I make assumptions about the difficulties that they must have endured simply to survive in a certain place at a certain time. I give thanks that they did, and know that the tough survival instincts many of us have lost aren’t truly lost; they were passed down, but have laid dormant until this very unique, challenging time.
It’s here to slow us down, to make us sit with discomfort, and recognize our ability to do hard things in order to survive and thrive. I live my 21st century life, performing my job and teaching my kids through technology. But the historical passion and interest I’ve always had is bubbling to the surface like sourdough fermenting; I may not be living with such difficulties, after all. Seeing these names and reading my son Farmer Boy everyday brings it all home. A pinch of perspective can have soothing effects.
So, as I continue to turn the dirt in my hands and plant new seeds in my brand new raised bed, I’m feeling more connected than ever.
Hoping to see new leaves spring forth, a bridge between now and then.
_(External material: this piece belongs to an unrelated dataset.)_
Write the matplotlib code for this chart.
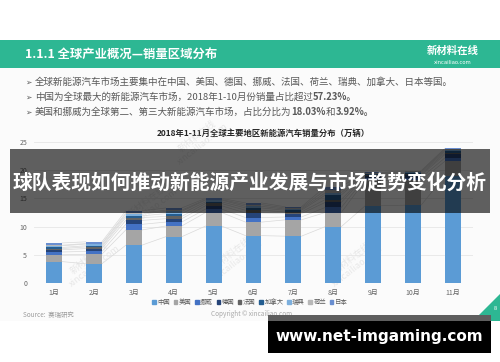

I’m learning the lessons they teach from the grave. Their resilience. Their ability to create a life and survive with far worse circumstances. I yearn, more so, to know those lessons that have disappeared. The common sense connection to nature and the seasons. When to plant, when to prepare (always). How to sustain a family.
My garden is late this year, but I will grow for them.
This post was written as part of a blog hop with Exhale—an online community of women pursuing creativity alongside motherhood, led by the writing team behind Coffee + Crumbs. Click here to read the next post in this series “Together, Apart”.
5 thoughts on “Growing Old Connections”
Oh this is lovely and so hopeful- I feel similar to you in connection not to old family members but in connection to memories- and to stories too. I’m reminded by struggles we’ve been through and how we’ll “life raft” through this too. Thank you for these words that feel like sunshine.
Oh, I am so pleased that this is in any way uplifting! Memories – and stories – can be so powerful and help bring light to dark days.
I loved reading this, Meg! I’ve found myself thinking a lot about history, and specially what my grandparents, how they would have responded, and what they could have taught us.
Thanks for reading, Jenn! I hear you; I often reach, in my mind and heart, particularly to my grandparents and their experiences. This time seems only to strengthen that. 🙂 Be well!